More than half of that - $505 million as of yesterday - has gone to the Red Cross, an amount that far surpasses the $300 million the organization earlier said it was aiming to raise for its Liberty Disaster Fund.

National Red Cross officials have not taken firm action to cut off donations for Sept. 11 relief - but they acknowledge the problem and are taking steps to slow the flood of incoming cash.

`Turn down the volume'

There is so much money, and growing concern about it, that the Red Cross has begun to "turn down the volume" on its Sept. 11 appeals, said Bill Blaul, senior vice president of communication and marketing for the national Red Cross. Instead, the organization is thanking donors and stepping up its help to local chapters, he said.

A blunter approach - telling people the Red Cross has raised all the money it needs for the disaster - is "certainly something that's being considered," Blaul said.

`Into some future fund?'

Some critics think the Red Cross should already be saying that to donors.

"If you give money to the Red Cross right now, is it going to go into some future fund where it may not be needed?" said Daniel Borochoff, president of the American Institute of Philanthropy, a watchdog group based in Bethesda. "It just seems as if they want to raise as much money as they possibly can. They shouldn't take advantage of their good standing and reputation to raise more than they need."

In a meeting yesterday, other Red Cross chapter directors around Maryland said they, too, are losing money to the disaster, Miller said. The Prince George's County chapter, which responded to tornadoes last month in College Park and Laurel, is $50,000 short of what it had raised this time last year to respond to fires and storms, teach safety classes and provide other local services.

"We need to re-educate [donors] that help really does come from the local units," said Janice Williams, chief executive officer of that chapter.

Miller said the national fund raising is also hurting the Red Cross' relationships with other nonprofits, which it depends on for support and coordination. For example, the Central Maryland chapter is a key member of the local United Way, which is in the middle of its annual campaign.

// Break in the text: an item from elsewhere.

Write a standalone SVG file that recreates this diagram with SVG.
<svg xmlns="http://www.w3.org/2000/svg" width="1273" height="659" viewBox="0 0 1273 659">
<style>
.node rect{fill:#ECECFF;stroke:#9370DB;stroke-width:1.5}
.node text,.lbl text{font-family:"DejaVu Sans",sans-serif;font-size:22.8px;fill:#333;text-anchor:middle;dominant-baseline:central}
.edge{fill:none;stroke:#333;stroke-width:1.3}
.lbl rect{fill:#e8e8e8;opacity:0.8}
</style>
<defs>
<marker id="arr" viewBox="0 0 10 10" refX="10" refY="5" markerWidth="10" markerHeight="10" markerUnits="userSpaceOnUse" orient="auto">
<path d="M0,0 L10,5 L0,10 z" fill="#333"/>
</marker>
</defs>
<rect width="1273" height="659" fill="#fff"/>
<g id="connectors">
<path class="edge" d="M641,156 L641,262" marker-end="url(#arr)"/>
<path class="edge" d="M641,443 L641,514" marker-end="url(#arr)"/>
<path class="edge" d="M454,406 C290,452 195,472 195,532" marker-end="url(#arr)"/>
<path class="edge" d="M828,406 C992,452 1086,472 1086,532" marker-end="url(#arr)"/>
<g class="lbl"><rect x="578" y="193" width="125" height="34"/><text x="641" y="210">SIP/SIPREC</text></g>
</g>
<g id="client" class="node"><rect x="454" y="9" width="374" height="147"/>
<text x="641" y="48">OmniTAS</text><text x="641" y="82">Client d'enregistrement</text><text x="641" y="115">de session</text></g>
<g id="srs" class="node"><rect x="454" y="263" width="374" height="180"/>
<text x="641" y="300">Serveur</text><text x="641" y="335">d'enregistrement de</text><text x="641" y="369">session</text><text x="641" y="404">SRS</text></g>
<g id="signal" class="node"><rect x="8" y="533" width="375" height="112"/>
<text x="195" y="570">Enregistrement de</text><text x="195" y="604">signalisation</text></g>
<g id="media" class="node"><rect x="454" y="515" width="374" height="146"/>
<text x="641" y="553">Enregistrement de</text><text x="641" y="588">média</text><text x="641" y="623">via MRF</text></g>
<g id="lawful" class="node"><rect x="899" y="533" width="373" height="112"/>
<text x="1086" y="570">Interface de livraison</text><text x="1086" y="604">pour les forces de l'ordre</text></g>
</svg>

Half of what Miller raises each year for the local Red Cross arrives through that campaign, he says.

"My nonprofit associates are feeling the pinch," Miller said. "I need those other agencies to work with me."

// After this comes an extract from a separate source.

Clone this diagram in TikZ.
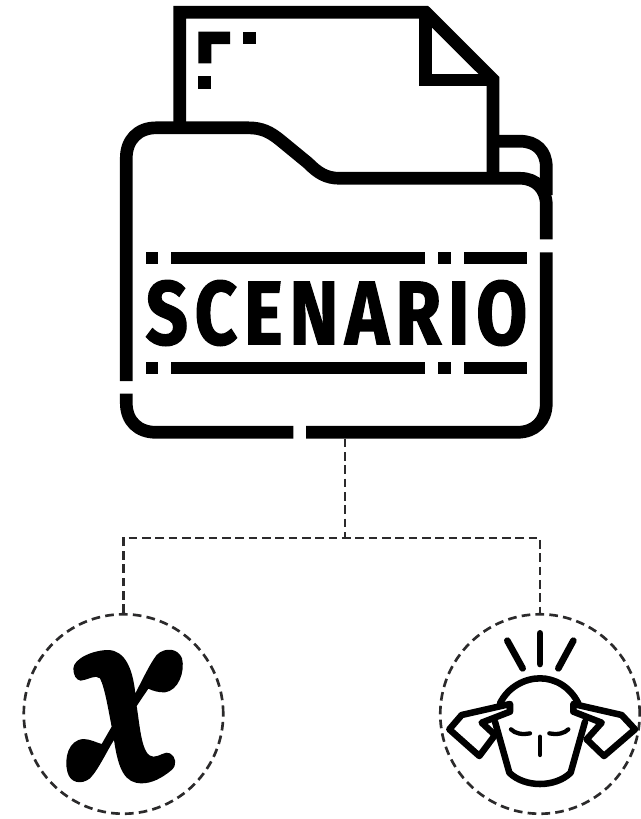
\documentclass[tikz,border=0pt]{standalone}
\usepackage{fontspec}
\setmainfont{Fira Sans}[UprightFont=* Bold]
\usepackage{graphicx}
\definecolor{dashink}{HTML}{2B2A2B}
\tikzset{
  x=0.75pt,y=-0.75pt,
  icon/.style={line width=9.5pt,line join=miter,draw=black},
  patch/.style={fill=black,draw=none},
  link/.style={line width=2pt,draw=dashink,dash pattern=on 6.5pt off 3.5pt},
  ring/.style={line width=2pt,draw=dashink,dash pattern=on 6.5pt off 3.9pt,circle,minimum size=149.6pt,inner sep=0pt},
  head/.style={line width=4.9pt,draw=black,line cap=round,line join=round},
}
\begin{document}
\begin{tikzpicture}
\useasboundingbox (0,0) rectangle (641,819);
% document
\draw[icon] (179.7,128) -- (179.7,12.2) -- (425.5,12.2) -- (493,79.5) -- (493,178);
\draw[icon] (425.5,12.2) -- (425.5,80) -- (493,80);
\fill[patch] (198.3,31.7) -| (230,44) -| (211.3,63.3) -| cycle;
\fill[patch] (243.3,31.7) rectangle (256,44);
\fill[patch] (198.3,76) rectangle (211,88.7);
% back tab
\draw[icon] (493,141.2) -- (520,141.2) .. controls (536,141.2) and (546.3,151) .. (546.3,167) -- (546.3,195);
% folder
\draw[icon] (126.3,381) -- (126.3,158) .. controls (126.3,140) and (138,127.8) .. (156,127.8)
  -- (248,127.8) .. controls (262,127.8) and (270,132) .. (280,140)
  -- (308,163) .. controls (318,173) and (326,178.3) .. (340,178.3)
  -- (520,178.3) .. controls (536,178.3) and (546.3,189) .. (546.3,205) -- (546.3,239.3);
\draw[icon] (546.3,252.3) -- (546.3,403) .. controls (546.3,421) and (535,432.3) .. (517,432.3) -- (306,432.3);
\draw[icon] (293.3,432.3) -- (156,432.3) .. controls (138,432.3) and (126.3,421) .. (126.3,403) -- (126.3,393.7);
% rules
\foreach \ya/\yb in {251.7/264.3,361.7/374.3}{
  \fill[patch] (145.7,\ya) rectangle (158.3,\yb);
  \fill[patch] (171.3,\ya) rectangle (425.3,\yb);
  \fill[patch] (438.3,\ya) rectangle (451,\yb);
  \fill[patch] (463.7,\ya) rectangle (527.3,\yb);
}
% word
\node[inner sep=0pt,anchor=center] (word) at (336.5,313) {\resizebox{286.2pt}{48pt}{\addfontfeature{LetterSpace=9,FakeBold=1.6}SCENARIO}};
% circles
\node[ring] (lc) at (123.5,714) {};
\node[ring] (rc) at (540,714) {};
\coordinate (drop) at (345,438.7);
\coordinate (mid) at (345,538);
\draw[link] (drop) -- (mid);
\draw[link] (lc.north) -- (lc.north |- mid) -- (rc.north |- mid) -- (rc.north);
% x glyph
\begin{scope}[shift={(10,600)},x=0.25pt,y=-0.25pt]
\fill[black] (190,205) .. controls (192,175) and (250,150) .. (295,150)
  .. controls (345,152) and (368,205) .. (376,280)
  .. controls (392,250) and (420,190) .. (440,165)
  .. controls (465,140) and (505,145) .. (516,175)
  .. controls (526,215) and (505,272) .. (465,277)
  .. controls (445,278) and (428,272) .. (415,266)
  -- (380,318)
  .. controls (390,380) and (395,470) .. (430,470)
  .. controls (450,470) and (465,452) .. (480,460)
  .. controls (498,470) and (502,495) .. (485,510)
  .. controls (455,535) and (425,550) .. (395,550)
  .. controls (345,550) and (325,510) .. (312,420)
  .. controls (295,445) and (265,510) .. (240,535)
  .. controls (215,555) and (180,550) .. (172,515)
  .. controls (162,475) and (175,420) .. (220,417)
  .. controls (240,417) and (260,428) .. (275,432)
  -- (305,380)
  .. controls (295,330) and (285,265) .. (270,235)
  .. controls (255,222) and (235,240) .. (212,242)
  .. controls (198,240) and (190,225) .. (190,205) -- cycle;
\end{scope}
% head
\begin{scope}[shift={(430,600)},x=0.25pt,y=-0.25pt,head]
\draw[line width=5pt] (232,122) -- (278,205);
\draw[line width=5pt] (330,100) -- (330,192);
\draw[line width=5pt] (430,122) -- (385,205);
\draw (210,310) .. controls (235,260) and (285,235) .. (330,235) .. controls (375,235) and (420,260) .. (445,310);
\draw (195,365) -- (238,518) .. controls (260,540) and (295,552) .. (330,552) .. controls (365,552) and (400,540) .. (422,518) -- (465,365);
\draw[line width=3.2pt] (243,388) .. controls (255,400) and (275,405) .. (300,400);
\draw[line width=3.2pt] (415,388) .. controls (403,400) and (383,405) .. (358,400);
\draw[line width=3.2pt] (330,410) -- (330,465);
\draw (240,312) -- (95,345) -- (58,388) -- (148,468) -- (195,405) -- (155,368) -- (240,335) -- cycle;
\draw (430,312) -- (575,345) -- (615,388) -- (522,468) -- (470,418) -- (515,368) -- (430,335) -- cycle;
\end{scope}
\end{tikzpicture}
\end{document}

The United Way of Central Maryland has started its own TV ad campaign - in part featuring former Baltimore fire official Hector Torres, a native New Yorker - asking donors to turn their attention from Sept. 11 relief to more traditional local needs.

"We need to work very, very hard to make sure we don't have a short-term crisis," said Larry E. Walton, president of the local United Way.

In response to questions about how it will be using its flood of disaster money, the Red Cross has released a budget for what it would spend over the next few months on relief to Sept. 11 victims, prominently displayed on its Web site and titled "Your Donations at Work."

That budget of about $300 million includes $100 million for grants of as much as $30,000 for families who lost a breadwinner in the attacks; $90 million to $100 million for the food, shelter and other "immediate relief" given to survivors and rescuers; and $11 million to help families of victims from overseas with travel and repatriation of remains.

Not so directly related items

But the budget also covers items not so directly related to the disaster - such as $50 million to speed up the creation of a "strategic blood reserve" that will increase the Red Cross' inventory of blood from two to three days' worth to more than 10 days.